Effective interdisciplinarity is difficult to achieve. Many professors have taught in the traditional, intradisciplinary method long before YU adopted the Core, and they are uninterested in changing their style. Additionally, interdisciplinarity by definition requires expertise in at least two fields, while most professors only have one area of expertise – the one in which they hold a PhD. Financial difficulties also pose a significant problem. According to a Commentator article from last year, Dean Joanne Jacobson acknowledged that cross-listing was created in part due to YU’s precarious financial situation, though she maintained that there are positive benefits to having core classes cross-listed with major classes. As a result, it seems that YU is forced to balance its resources between the Core and the majors.

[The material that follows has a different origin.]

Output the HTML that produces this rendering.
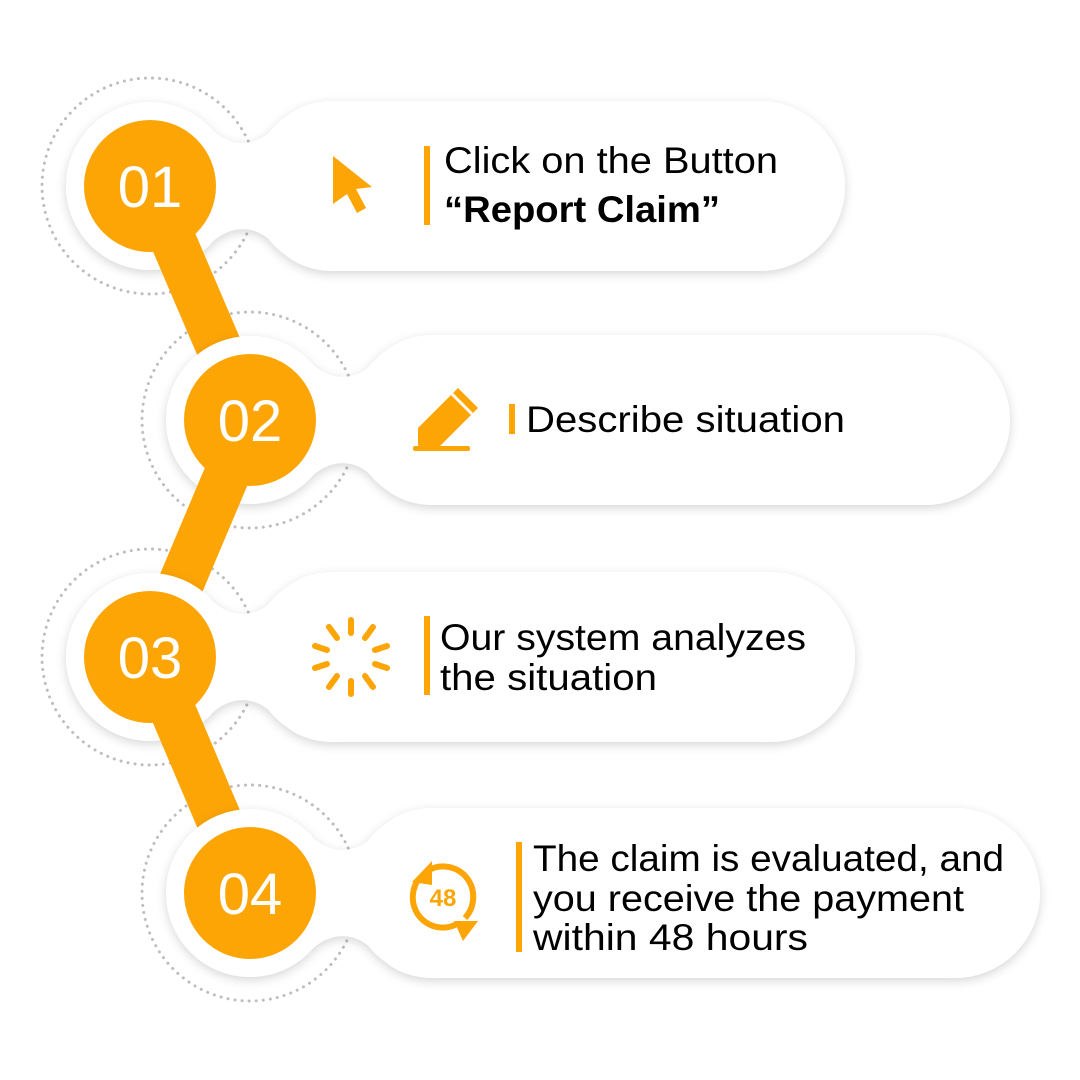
<!DOCTYPE html>
<html><head><style>
body{margin:0;background:#fff}
svg{display:block}
text{font-family:"Liberation Sans",sans-serif}
</style></head><body>
<svg width="1080" height="1080" viewBox="0 0 1080 1080" xmlns="http://www.w3.org/2000/svg">
<defs>
<filter id="sh" x="-20%" y="-30%" width="140%" height="160%">
<feDropShadow dx="0" dy="3" stdDeviation="5" flood-color="#000" flood-opacity="0.16"/>
</filter>
<g id="shape">
<circle cx="0" cy="0" r="84" fill="#fff"/>
<path d="M55,-63 C80,-35 108,-38 128,-62 C145,-80 165,-85 185,-85 L185,85 C165,85 145,80 128,62 C108,38 80,35 55,63 Z" fill="#fff"/>
</g>
</defs>
<g fill="none" stroke="#bdbdc2" stroke-width="3" stroke-dasharray="0.1 7" stroke-linecap="round">
<circle cx="150" cy="186" r="108"/>
<circle cx="250" cy="420" r="108"/>
<circle cx="150" cy="657" r="108"/>
<circle cx="250" cy="893" r="108"/>
</g>
<g filter="url(#sh)">
<use href="#shape" x="150" y="186"/>
<rect x="250" y="101" width="595" height="170" rx="85" fill="#fff"/>
</g>
<line x1="150" y1="186" x2="250" y2="420" stroke="#fda505" stroke-width="46"/>
<g filter="url(#sh)">
<use href="#shape" x="250" y="420"/>
<rect x="350" y="335" width="660" height="170" rx="85" fill="#fff"/>
</g>
<line x1="250" y1="420" x2="150" y2="657" stroke="#fda505" stroke-width="46"/>
<g filter="url(#sh)">
<use href="#shape" x="150" y="657"/>
<rect x="250" y="572" width="605" height="170" rx="85" fill="#fff"/>
</g>
<line x1="150" y1="657" x2="250" y2="893" stroke="#fda505" stroke-width="46"/>
<g filter="url(#sh)">
<use href="#shape" x="250" y="893"/>
<rect x="350" y="808" width="690" height="170" rx="85" fill="#fff"/>
</g>
<g fill="#fda505">
<circle cx="150" cy="186" r="66"/>
<circle cx="250" cy="420" r="66"/>
<circle cx="150" cy="657" r="66"/>
<circle cx="250" cy="893" r="66"/>
</g>
<g fill="#fff" font-size="58" text-anchor="middle">
<text x="150" y="207">01</text>
<text x="250" y="441">02</text>
<text x="150" y="678">03</text>
<text x="250" y="914">04</text>
</g>
<path d="M333,156 L372,187 L356,189 L366,208 L357,213 L347,194 L333,204 Z" fill="#fda505"/>
<g fill="#fda505">
<path d="M458,388 L478,408 L438,448 L421,448 L418,445 L418,428 Z"/>
<rect x="413" y="446" width="57" height="5" rx="2"/>
</g>
<path d="M452,394 L472,414" stroke="#fff" stroke-width="3"/>
<g stroke="#fda505" stroke-width="6" stroke-linecap="round" transform="translate(351,657)">
<line x1="0" y1="-24" x2="0" y2="-37"/>
<line x1="0" y1="24" x2="0" y2="37"/>
<line x1="-24" y1="-7" x2="-36" y2="-11"/>
<line x1="24" y1="-7" x2="36" y2="-11"/>
<line x1="-24" y1="7" x2="-36" y2="11"/>
<line x1="24" y1="7" x2="36" y2="11"/>
<line x1="-14" y1="-19" x2="-22" y2="-30"/>
<line x1="14" y1="-19" x2="22" y2="-30"/>
<line x1="-14" y1="19" x2="-22" y2="30"/>
<line x1="14" y1="19" x2="22" y2="30"/>
</g>
<g transform="translate(443,897)">
<path d="M-14,-27 A30,30 0 0 1 30,3 A30,30 0 0 1 22,21" fill="none" stroke="#fda505" stroke-width="6"/>
<path d="M14,27 A30,30 0 0 1 -30,-3 A30,30 0 0 1 -25,-17" fill="none" stroke="#fda505" stroke-width="6"/>
<path d="M-11,-36 L-11,-12 L-31,-15 Z" fill="#fda505"/>
<path d="M11,24 L35,24 L20,44 Z" fill="#fda505"/>
<text x="0" y="9" font-size="24" font-weight="bold" fill="#fda505" text-anchor="middle">48</text>
</g>
<g fill="#fda505">
<rect x="424" y="146" width="6" height="79"/>
<rect x="509" y="404" width="6" height="30"/>
<rect x="424" y="616" width="6" height="79"/>
<rect x="516" y="842" width="6" height="110"/>
</g>
<g fill="#000" font-size="37" lengthAdjust="spacingAndGlyphs">
<text x="444" y="173" textLength="334" lengthAdjust="spacingAndGlyphs">Click on the Button</text>
<text x="444" y="222" font-weight="bold" textLength="276" lengthAdjust="spacingAndGlyphs">“Report Claim”</text>
<text x="526" y="432" textLength="319" lengthAdjust="spacingAndGlyphs">Describe situation</text>
<text x="440" y="650" textLength="366" lengthAdjust="spacingAndGlyphs">Our system analyzes</text>
<text x="440" y="690" textLength="217" lengthAdjust="spacingAndGlyphs">the situation</text>
<text x="533" y="871" textLength="471" lengthAdjust="spacingAndGlyphs">The claim is evaluated, and</text>
<text x="533" y="911" textLength="431" lengthAdjust="spacingAndGlyphs">you receive the payment</text>
<text x="533" y="950" textLength="275" lengthAdjust="spacingAndGlyphs">within 48 hours</text>
</g>
</svg>
</body></html>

Yet despite all of the above the Core can still achieve effective interdisciplinarity. Although YU obviously does not have the resources for a “humanities institute” – a distinctive institutional space for interdisciplinary collaboration – there are various ways YU can improve the Core’s interdisciplinarity. For example, YU can encourage professors from different fields to co-teach courses. Co-teaching can bridge the gap between two disciplines and offer courses an additional perspective. As Harvard historian Jill Lepore points out, “Co-teaching can make a subject more accessible to students. When two accomplished academics debate, they see that a subject can be approached from multiple angles.”

Similarly, YU can create interdisciplinary writing courses by encouraging professors from various departments to teach courses devoted toward the writing of their particular fields. A history professor could teach historiography, the art of historical writing. A science professor can teach students how to adapt research into articles for scientific journals. Almost every discipline requires proficiency in research and writing, and many have specific styles, methods, and conventions that govern their literatures. Not only would such courses be interdisciplinary, but they would also bolster YU’s writing minor.

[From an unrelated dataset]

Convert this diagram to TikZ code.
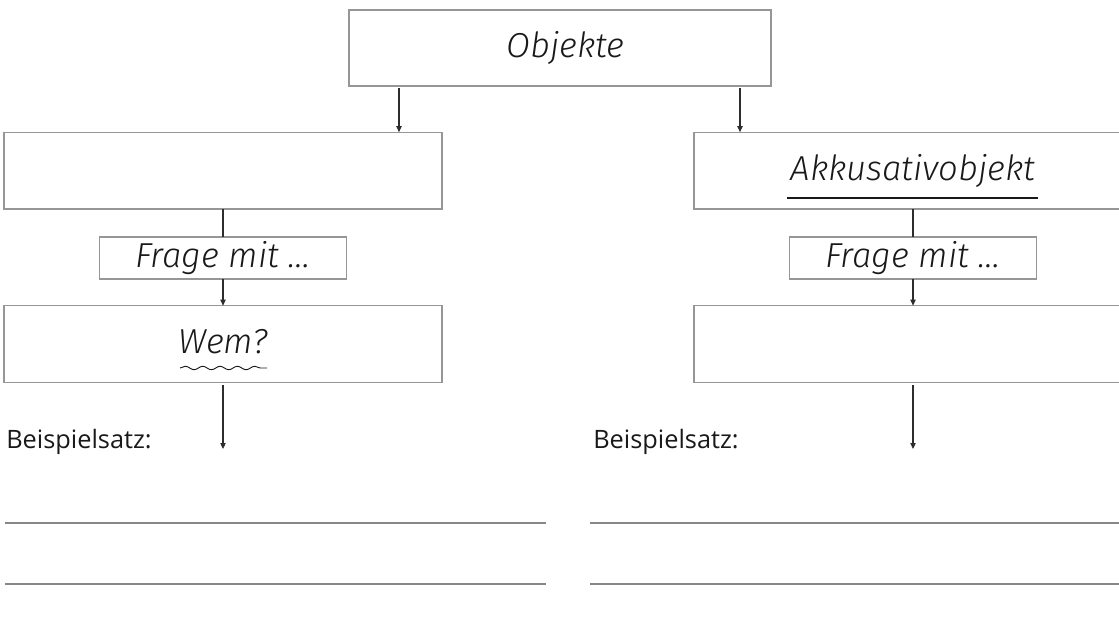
\documentclass[tikz,border=0pt]{standalone}
\usepackage{fontspec}
\setmainfont{Open Sans}
\newfontfamily\handfont{Fira Sans Light Italic}
\usetikzlibrary{arrows.meta,positioning,calc,decorations.pathmorphing}
\definecolor{framegray}{RGB}{150,150,150}
\definecolor{arrowink}{RGB}{45,45,45}
\definecolor{rulegray}{RGB}{135,135,135}
\definecolor{textink}{RGB}{25,25,25}

\begin{document}
\begin{tikzpicture}[
  x=0.75pt, y=-0.75pt,
  font=\handfont\fontsize{26}{30}\selectfont,
  box/.style={draw=framegray, line width=1pt, inner sep=0pt, outer sep=0pt,
    text=textink, minimum width=328.5pt, minimum height=57.5pt},
  askbox/.style={box, minimum width=185pt, minimum height=31.5pt},
  arr/.style={draw=arrowink, line width=0.8pt, -{Triangle[length=4.5pt,width=4pt]}},
  link/.style={draw=arrowink, line width=0.8pt},
  label/.style={font=\fontsize{19}{22}\selectfont, text=textink, anchor=base west, inner sep=0pt},
  rule/.style={draw=rulegray, line width=1.2pt},
]
  \useasboundingbox (0,0) rectangle (1119,642);
  \clip (0,0) rectangle (1119,642);

  % top
  \node[box, minimum width=316.5pt, minimum height=57pt] (top) at (560,48) {\hspace*{8pt}Objekte};

  % left column
  \node[box] (L1) at (223,170.5) {};
  \node[askbox] (LF) at (223,258) {Frage mit \dots};
  \node[box] (L2) at (223,344) {\raisebox{4pt}{Wem?}};
  \coordinate (Lend) at (223,449);

  % right column
  \node[box] (R1) at (913,170.5) {\raisebox{4pt}{Akkusativobjekt}};
  \node[askbox] (RF) at (913,258) {Frage mit \dots};
  \node[box] (R2) at (913,344) {};
  \coordinate (Rend) at (913,449);

  \draw[arr, shorten <=1.5pt] (top.south -| 399,0) -- (L1.north -| 399,0);
  \draw[arr, shorten <=1.5pt] (top.south -| 740,0) -- (R1.north -| 740,0);

  \foreach \c in {L,R} {
    \draw[link] (\c1.south) -- (\c F.north);
    \draw[arr] (\c F.south) -- (\c2.north);
    \draw[arr, shorten <=2pt] (\c2.south) -- (\c end);
  }

  % underlines
  \draw[draw=textink, line width=0.8pt] (787,198) -- (1038,198);
  \draw[draw=textink, line width=0.7pt, decorate,
    decoration={snake, amplitude=1.3pt, segment length=13pt}] (180,368) -- (267,368);

  % sample sentence
  \node[label] (LB) at (6,448) {Beispielsatz:};
  \node[label] (RB) at (593,448) {Beispielsatz:};
  \foreach \y in {523,584} {
    \draw[rule] (5,\y) -- (546,\y);
    \draw[rule] (590,\y) -- (1119,\y);
  }
\end{tikzpicture}
\end{document}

Actually, YU is developing a similar initiative called “Writing Intensive” (WI). Starting next semester, the YC Core will require students to complete one course designated as WI. According to the Core’s official webpage, WI courses will articulate the “role of writing in that discipline” as well as approaches to research and use of sources. However, the WI requirements are minimal, consisting of at least “one substantial assignment appropriate to the discipline” and “one class period addressing students’ writing.” My suggestion, on the other hand, envisions rigorous courses devoted specifically toward the writing of particular disciplines.

Finally, foreign languages could serve as another possible avenue for improvement. Although French and Spanish courses fulfill Core requirements, no such option exists for any other language. Under the old curriculum, Greek, Latin, Arabic, and Yiddish fulfilled a humanities requirement; now, under the Core, they only count as electives. Because students do not have time to take courses that do not fulfill general requirements, registration in such language courses has significantly decreased, causing YU to shift its funding elsewhere. By preserving French and Spanish through the Core, YU effectively killed these other languages. Why not restore the study of these languages by allowing them to fulfill Core requirements?

Professors of such languages can create interdisciplinary courses focusing on issues such as literary history, cultural studies, and the art of translation. For example, YU used to offer a course called “Greek Myths & Their Influence,” an introductory survey course on Greek mythology that drew upon multiple disciplines, including folklore study, archaeology, classical literature, and contemporary adaptation. Although Prof. Rachel Mesch does teach interdisciplinary French courses – such as “France and its Others” (CUOT) and “Parisian Views” (INTC) – YU does not offer such courses for other languages.

I urge the administration to uphold the Core’s mission statement. What exists in theory must also manifest itself in practice. Given the vast amount of time, thought, and resources YU has spent on creating the Core, YU must ensure that the Core remains a worthy investment. Although the Core is not interdisciplinary, it can be.